Friday, 10 September 2010

Rainy Day

It's raining in Swansea. Which is the natural state of things, I know--and not the bright and sunny days we've been having for so much of the summer. And honestly, I do love rain, but today for some reason it feels like a rainy day in almost a kind of Winnie-the-Pooh sort of way. (Perhaps I should make some tea).

The cloud is seamless, low, enveloping. The rain is coming down steadily now in a fine fast fall. Poor Christien is out in it. Everything in the world is damp. The papers on the table are beginning to buckle and curl, the clothes in the cupboard come out of it damp. The cotton shirts I am wearing feel slightly chill with faint wetness.

Ah, sea and rain, I do love you ... but why can't my clothes be dry?

I wanted to keep forging on with Llanmadoc--because it really was such a lovely retreat for us. So I posted about the pups last time (miss them still!) and thought I would post a few pics from the walk which was right behind the house--an enormous steep hill from which you get basically a 365 view. In fact you can see Wormshead (our favorite spot KB & WC) as well as out to the salt march and across to Llanelli and Burry Port. And I just looked it up and found out you really can see Tenby from there on a clear day (it's the edge of the Pembrokeshire coast). We walked up it with the dogs on a few early mornings and also by ourselves (hard to stop for scenic sights with three Lurchers trying to bound off after sheep or rabbits).

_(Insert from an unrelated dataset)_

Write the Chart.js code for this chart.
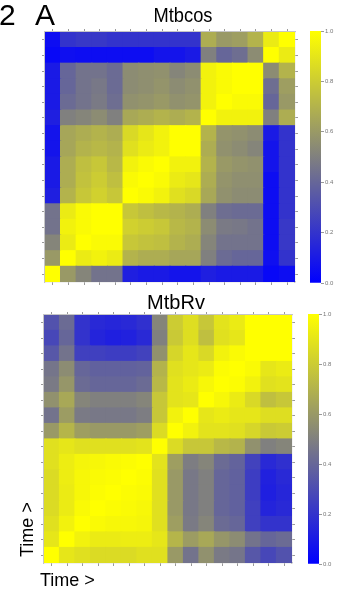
<!DOCTYPE html>
<html>
<head>
<meta charset="utf-8">
<script src="https://cdn.jsdelivr.net/npm/chart.js@4.4.0/dist/chart.umd.min.js"></script>
<style>
  html, body { margin: 0; padding: 0; background: #fff; }
  #page { position: relative; width: 340px; height: 591px; overflow: hidden; font-family: "Liberation Sans", Arial, sans-serif; }
  #page canvas { position: absolute; left: 0; top: 0; }
  .lbl { position: absolute; white-space: nowrap; color: #000; line-height: 1; }
</style>
</head>
<body>
<div id="page">
  <canvas id="cosMap" width="340" height="591"></canvas>
  <canvas id="cosBar" width="340" height="591"></canvas>
  <canvas id="rvMap" width="340" height="591"></canvas>
  <canvas id="rvBar" width="340" height="591"></canvas>

  <div class="lbl" style="left:-1px; top:0px; font-size:30px;">2</div>
  <div class="lbl" style="left:35px; top:0px; font-size:30px;">A</div>
  <div class="lbl" style="left:183px; top:4px; font-size:21px; transform:translateX(-50%) scaleX(0.87);">Mtbcos</div>
  <div class="lbl" style="left:176px; top:292px; font-size:20px; transform:translateX(-50%);">MtbRv</div>
  <div class="lbl" style="left:40px; top:571px; font-size:18px;">Time &gt;</div>
  <div class="lbl" style="left:18px; top:557px; font-size:18px; transform-origin:0 0; transform:rotate(-90deg);">Time &gt;</div>
</div>

<script>
/* time points along both axes (16 samples, labels not printed) */
var timeLabels = ['t1', 't2', 't3', 't4', 't5', 't6', 't7', 't8',
                  't9', 't10', 't11', 't12', 't13', 't14', 't15', 't16'];

/* colour bar tick labels */
var scaleTicks = [0.0, 0.2, 0.4, 0.6, 0.8, 1.0];

/* Mtbcos correlation between time points (row k = time point k, symmetric) */
var mtbcosRows = [
  [1.00, 0.60, 0.52, 0.45, 0.45, 0.12, 0.10, 0.10, 0.08, 0.08, 0.12, 0.10, 0.10, 0.10, 0.03, 0.05],
  [0.60, 1.00, 0.92, 0.95, 0.92, 0.70, 0.68, 0.68, 0.65, 0.65, 0.50, 0.42, 0.40, 0.40, 0.06, 0.20],
  [0.52, 0.92, 1.00, 0.98, 0.98, 0.78, 0.76, 0.75, 0.70, 0.68, 0.52, 0.45, 0.45, 0.45, 0.05, 0.22],
  [0.45, 0.95, 0.98, 1.00, 1.00, 0.82, 0.80, 0.78, 0.72, 0.70, 0.55, 0.48, 0.47, 0.45, 0.05, 0.22],
  [0.45, 0.92, 0.98, 1.00, 1.00, 0.78, 0.75, 0.72, 0.70, 0.68, 0.50, 0.43, 0.42, 0.42, 0.05, 0.20],
  [0.12, 0.70, 0.78, 0.82, 0.78, 1.00, 0.98, 0.95, 0.88, 0.85, 0.66, 0.57, 0.55, 0.55, 0.05, 0.20],
  [0.10, 0.68, 0.76, 0.80, 0.75, 0.98, 1.00, 0.98, 0.92, 0.90, 0.68, 0.58, 0.56, 0.56, 0.05, 0.20],
  [0.10, 0.68, 0.75, 0.78, 0.72, 0.95, 0.98, 1.00, 0.95, 0.95, 0.70, 0.60, 0.58, 0.57, 0.08, 0.20],
  [0.08, 0.65, 0.70, 0.72, 0.70, 0.88, 0.92, 0.95, 1.00, 1.00, 0.68, 0.57, 0.55, 0.52, 0.08, 0.20],
  [0.08, 0.65, 0.68, 0.70, 0.68, 0.85, 0.90, 0.95, 1.00, 1.00, 0.70, 0.58, 0.57, 0.55, 0.10, 0.20],
  [0.12, 0.50, 0.52, 0.55, 0.50, 0.66, 0.68, 0.70, 0.68, 0.70, 1.00, 0.95, 0.95, 0.95, 0.50, 0.68],
  [0.10, 0.42, 0.45, 0.48, 0.43, 0.57, 0.58, 0.60, 0.57, 0.58, 0.95, 1.00, 0.98, 0.98, 0.40, 0.60],
  [0.10, 0.40, 0.45, 0.47, 0.42, 0.55, 0.56, 0.58, 0.55, 0.57, 0.95, 0.98, 1.00, 1.00, 0.43, 0.62],
  [0.10, 0.40, 0.45, 0.45, 0.42, 0.55, 0.56, 0.57, 0.52, 0.55, 0.95, 0.98, 1.00, 1.00, 0.55, 0.70],
  [0.03, 0.06, 0.05, 0.05, 0.05, 0.05, 0.05, 0.08, 0.08, 0.10, 0.50, 0.40, 0.43, 0.55, 1.00, 0.92],
  [0.05, 0.20, 0.22, 0.22, 0.20, 0.20, 0.20, 0.20, 0.20, 0.20, 0.68, 0.60, 0.62, 0.70, 0.92, 1.00]
];

/* MtbRv correlation between time points (row k = time point k, symmetric) */
var mtbrvRows = [
  [1.00, 0.90, 0.88, 0.86, 0.86, 0.86, 0.88, 0.88, 0.60, 0.45, 0.57, 0.48, 0.46, 0.34, 0.28, 0.32],
  [0.90, 1.00, 0.95, 0.92, 0.92, 0.93, 0.93, 0.90, 0.71, 0.61, 0.66, 0.59, 0.55, 0.45, 0.40, 0.42],
  [0.88, 0.95, 1.00, 0.98, 0.97, 0.97, 0.96, 0.88, 0.62, 0.48, 0.52, 0.42, 0.40, 0.25, 0.20, 0.20],
  [0.86, 0.92, 0.98, 1.00, 0.99, 0.98, 0.97, 0.88, 0.60, 0.47, 0.50, 0.40, 0.38, 0.25, 0.14, 0.16],
  [0.86, 0.92, 0.97, 0.99, 1.00, 0.99, 0.98, 0.88, 0.60, 0.47, 0.50, 0.40, 0.38, 0.24, 0.12, 0.15],
  [0.86, 0.93, 0.97, 0.98, 0.99, 1.00, 0.99, 0.88, 0.60, 0.47, 0.50, 0.40, 0.38, 0.24, 0.13, 0.16],
  [0.88, 0.93, 0.96, 0.97, 0.98, 0.99, 1.00, 0.89, 0.62, 0.49, 0.52, 0.42, 0.39, 0.26, 0.16, 0.19],
  [0.88, 0.90, 0.88, 0.88, 0.88, 0.88, 0.89, 1.00, 0.86, 0.78, 0.78, 0.72, 0.70, 0.57, 0.50, 0.52],
  [0.60, 0.71, 0.62, 0.60, 0.60, 0.60, 0.62, 0.86, 1.00, 0.95, 0.89, 0.89, 0.88, 0.84, 0.79, 0.80],
  [0.45, 0.61, 0.48, 0.47, 0.47, 0.47, 0.49, 0.78, 0.95, 1.00, 0.90, 0.92, 0.90, 0.90, 0.87, 0.87],
  [0.57, 0.66, 0.52, 0.50, 0.50, 0.50, 0.52, 0.78, 0.89, 0.90, 1.00, 0.97, 0.92, 0.85, 0.75, 0.78],
  [0.48, 0.59, 0.42, 0.40, 0.40, 0.40, 0.42, 0.72, 0.89, 0.92, 0.97, 1.00, 0.99, 0.95, 0.88, 0.89],
  [0.46, 0.55, 0.40, 0.38, 0.38, 0.38, 0.39, 0.70, 0.88, 0.90, 0.92, 0.99, 1.00, 0.98, 0.90, 0.92],
  [0.34, 0.45, 0.25, 0.25, 0.24, 0.24, 0.26, 0.57, 0.84, 0.90, 0.85, 0.95, 0.98, 1.00, 1.00, 1.00],
  [0.28, 0.40, 0.20, 0.14, 0.12, 0.13, 0.16, 0.50, 0.79, 0.87, 0.75, 0.88, 0.90, 1.00, 1.00, 1.00],
  [0.32, 0.42, 0.20, 0.16, 0.15, 0.16, 0.19, 0.52, 0.80, 0.87, 0.78, 0.89, 0.92, 1.00, 1.00, 1.00]
];

/* blue (0) -> grey (0.5) -> yellow (1) */
function cellColor(v) {
  var c = Math.round(255 * v);
  return 'rgb(' + c + ',' + c + ',' + (255 - c) + ')';
}

function fixThickness(axis) {
  if (axis.isHorizontal()) {
    axis.height = 3;
  } else {
    axis.width = 3;
  }
}

function centreTicks(axis) {
  axis.ticks = timeLabels.map(function (label, i) { return { value: i }; });
}

function edgeAxis(type, position) {
  var axis = {
    type: type,
    position: position,
    grid: { display: true, drawOnChartArea: false, drawTicks: true, tickLength: 3, tickColor: '#9a9a9a', offset: false },
    border: { display: true, color: '#c6c6c6', width: 1.2 },
    ticks: { display: false },
    afterFit: fixThickness
  };
  if (type === 'category') {
    axis.offset = true;
  } else {
    axis.min = -0.5;
    axis.max = 15.5;
    axis.afterBuildTicks = centreTicks;
  }
  return axis;
}

/* One floating bar per cell: dataset = row (time point), bar = column */
function drawHeatmap(id, rows, pad) {
  var datasets = rows.map(function (row, j) {
    return {
      data: timeLabels.map(function () { return [j - 0.5, j + 0.5]; }),
      backgroundColor: row.map(cellColor),
      borderWidth: 0,
      inflateAmount: 0.6,
      barPercentage: 1,
      categoryPercentage: 1
    };
  });

  new Chart(document.getElementById(id), {
    type: 'bar',
    data: { labels: timeLabels, datasets: datasets },
    options: {
      responsive: false,
      animation: false,
      events: [],
      layout: { padding: pad },
      plugins: { legend: { display: false }, tooltip: { enabled: false } },
      datasets: { bar: { grouped: false } },
      scales: {
        x: edgeAxis('category', 'bottom'),
        xTop: edgeAxis('category', 'top'),
        y: edgeAxis('linear', 'left'),
        yRight: edgeAxis('linear', 'right')
      }
    }
  });
}

function barGradient(context) {
  var area = context.chart.chartArea;
  if (!area) {
    return cellColor(0.5);
  }
  var g = context.chart.ctx.createLinearGradient(0, area.bottom, 0, area.top);
  g.addColorStop(0, cellColor(0));
  g.addColorStop(0.5, cellColor(0.5));
  g.addColorStop(1, cellColor(1));
  return g;
}

function drawColorBar(id, pad) {
  new Chart(document.getElementById(id), {
    type: 'bar',
    data: {
      labels: [''],
      datasets: [{
        data: [[0, 1]],
        backgroundColor: barGradient,
        borderWidth: 0,
        barPercentage: 1,
        categoryPercentage: 1
      }]
    },
    options: {
      responsive: false,
      animation: false,
      events: [],
      layout: { padding: pad, autoPadding: false },
      plugins: { legend: { display: false }, tooltip: { enabled: false } },
      scales: {
        x: { display: false },
        y: {
          position: 'right',
          min: 0,
          max: 1,
          afterBuildTicks: function (axis) {
            axis.ticks = scaleTicks.map(function (v) { return { value: v }; });
          },
          afterFit: function (axis) { axis.width = 19; },
          ticks: {
            padding: 1,
            color: '#777',
            font: { size: 6, family: 'Liberation Sans' },
            callback: function (v) { return Number(v).toFixed(1); }
          },
          grid: { drawOnChartArea: false, drawTicks: true, tickLength: 3, tickColor: '#999' },
          border: { display: false }
        }
      }
    }
  });
}

drawHeatmap('cosMap', mtbcosRows, { left: 42, top: 29, right: 42, bottom: 306 });
drawColorBar('cosBar', { left: 310, top: 31, right: 0, bottom: 308 });
drawHeatmap('rvMap', mtbrvRows, { left: 41, top: 312, right: 45, bottom: 25 });
drawColorBar('rvBar', { left: 308, top: 314, right: 2, bottom: 27 });
</script>
</body>
</html>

It is commons land, so there are herds of sheep that wander up and along it and also a herd of wild horses that was often grazing up there. On our afternoon walk we were wandering back along the ridge when we spied another couple wandering very close to some of the horses (they had foaled, so there were several babies wandering with the herd) and then another family came along on the same path. Well the stallion decided that this was enough and we were treated (from a but farther up) to a remarkable display of stallion herding behavior ... he chased after the mares in a wide arch, with his head and neck out flat (which I read was like a mimicry of a snake, scary--and indeed it would worry me if he was coming after me like that), stamping, nipping, chasing the laggards and rounding the whole group (which had spread out pretty far) into a tight circle. Then he stood guard at the edge--keeping the mares in the circle and watching us humans.

So here are a few pics from Llanmadoc Hill.




Coming up a trail (through shoulder-high rain-wet bracken (ie. ferns) and gorse, the trail meets another road.





In this picture and the next you can see the inlet which is essentially north. There is a huge area of sand flats, dunes, a long stretch of pine wood (that used to be a municions test area) and a salt marsh where sheep and wild horses graze.




This is basically of the salt marsh, underwater. We went to the beach the next day and discoverd that high tide has an unpleasant aftereffect--sheep droppings all along the beach that floated in from the salt marsh!




Here is from our afternoon walk to the far end of the hill--that is looking out toward where Tenby would be.




And finally, past the gorse and heather--Wormshead!